TASK REQUIREMENTS. Copy each line below that includes "chart".

━━━ DATA LINES ━━━

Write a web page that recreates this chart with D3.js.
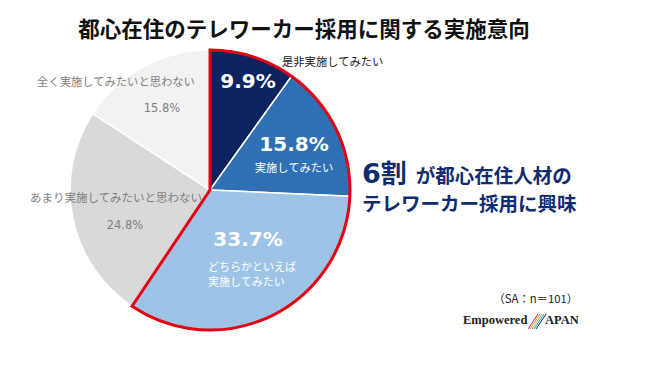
<!DOCTYPE html>
<html>
<head>
<meta charset="utf-8">
<script src="https://cdn.jsdelivr.net/npm/d3@7"></script>
<style>
  body { margin: 0; background: #fff; }
  svg { font-family: "Noto Sans CJK JP", "Noto Sans", sans-serif; }
</style>
</head>
<body>
<svg id="chart" width="650" height="376"></svg>
<script>
// answers, clockwise from 12 o'clock
const categories = ["是非実施してみたい", "実施してみたい", "どちらかといえば実施してみたい", "あまり実施してみたいと思わない", "全く実施してみたいと思わない"];
const values = [9.9, 15.8, 33.7, 24.8, 15.8];
const colors = ["#0c2360", "#2e70b3", "#9dc3e6", "#d9d9d9", "#f2f2f2"];
const interested = 3; // first three slices = interested (outlined red)

const width = 650, height = 376;
const cx = 210, cy = 190, r = 140;
const numFont = "'DejaVu Sans', Verdana, sans-serif";

const svg = d3.select("#chart");

svg.append("text")
  .attr("x", 304).attr("y", 37)
  .attr("text-anchor", "middle")
  .attr("font-size", "21.5px").attr("font-weight", "bold")
  .attr("fill", "#111")
  .text("都心在住のテレワーカー採用に関する実施意向");

const pie = d3.pie().sort(null).value(d => d);
const arcs = pie(values);
const arc = d3.arc().innerRadius(0).outerRadius(r);

const g = svg.append("g").attr("transform", `translate(${cx},${cy})`);

g.selectAll("path.slice")
  .data(arcs)
  .join("path")
  .attr("class", "slice")
  .attr("d", arc)
  .attr("fill", (d, i) => colors[i])
  .attr("stroke", "#fff")
  .attr("stroke-width", 1.5);

// red outline around the "interested" group
const total = d3.sum(values);
const endAngle = 2 * Math.PI * d3.sum(values.slice(0, interested)) / total;
g.append("path")
  .attr("d", d3.arc().innerRadius(0).outerRadius(r)({startAngle: 0, endAngle: endAngle}))
  .attr("fill", "none")
  .attr("stroke", "#e60012")
  .attr("stroke-width", 3)
  .attr("stroke-linejoin", "miter");

function label(x, y, txt, size, color, opts) {
  opts = opts || {};
  const t = svg.append("text")
    .attr("x", x).attr("y", y)
    .attr("text-anchor", opts.anchor || "middle")
    .attr("font-size", size).attr("font-weight", opts.weight || "normal")
    .attr("fill", color)
    .text(txt);
  if (opts.font) t.style("font-family", opts.font);
  return t;
}
const pct = v => v.toFixed(1) + "%";

label(248, 88, pct(values[0]), "20px", "#fff", {weight: "bold", font: numFont});
label(282, 66, categories[0], "11.3px", "#222", {anchor: "start"});

label(294, 151, pct(values[1]), "20px", "#fff", {weight: "bold", font: numFont});
label(294, 172, categories[1], "11.3px", "#fff");

label(248, 246, pct(values[2]), "20px", "#fff", {weight: "bold", font: numFont});
// two-line label for the third slice
const lab3 = svg.append("text").attr("font-size", "11px").attr("fill", "#fff");
["どちらかといえば", "実施してみたい"].forEach((s, i) => {
  lab3.append("tspan").attr("x", 208).attr("y", 271 + i * 15).text(s);
});

label(116, 86, categories[4], "11.3px", "#7f7f7f");
label(162, 112, pct(values[4]), "11.5px", "#7f7f7f", {font: numFont});
label(116, 202, categories[3], "11.5px", "#7f7f7f");
label(125, 229, pct(values[3]), "11.5px", "#7f7f7f", {font: numFont});

// callout text
const call = svg.append("text").attr("x", 362).attr("y", 183).attr("fill", "#102c70").attr("font-weight", "bold");
call.append("tspan").attr("font-size", "27px").style("font-family", numFont).text("6");
call.append("tspan").attr("font-size", "26px").text("割");
call.append("tspan").attr("font-size", "19.5px").attr("dx", 9).text("が都心在住人材の");
svg.append("text").attr("x", 362).attr("y", 211)
  .attr("fill", "#102c70").attr("font-weight", "bold").attr("font-size", "19.5px")
  .text("テレワーカー採用に興味");

svg.append("text").attr("x", 578).attr("y", 303)
  .attr("text-anchor", "end").attr("font-size", "11.3px").attr("fill", "#222")
  .text("（SA：n＝101）");

// logo
svg.append("text").attr("x", 463).attr("y", 324)
  .style("font-family", "'Liberation Serif', serif").attr("font-weight", "bold")
  .attr("font-size", "12.5px").attr("fill", "#222").text("Empowered");
const stripes = ["#e4007f", "#f39800", "#8fc31f", "#00a0e9", "#1d2088"];
stripes.forEach((c, i) => {
  svg.append("line")
    .attr("x1", 528 + i * 2).attr("y1", 329)
    .attr("x2", 538 + i * 2).attr("y2", 314)
    .attr("stroke", c).attr("stroke-width", 1);
});
svg.append("text").attr("x", 545).attr("y", 324)
  .style("font-family", "'Liberation Serif', serif").attr("font-weight", "bold")
  .attr("font-size", "12.5px").attr("fill", "#222").text("APAN");
</script>
</body>
</html>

━━━

OUTPUT OF THE EXERCISE.
Write a web page that recreates this chart with D3.js.
<svg id="chart" width="650" height="376"></svg>
const svg = d3.select("#chart");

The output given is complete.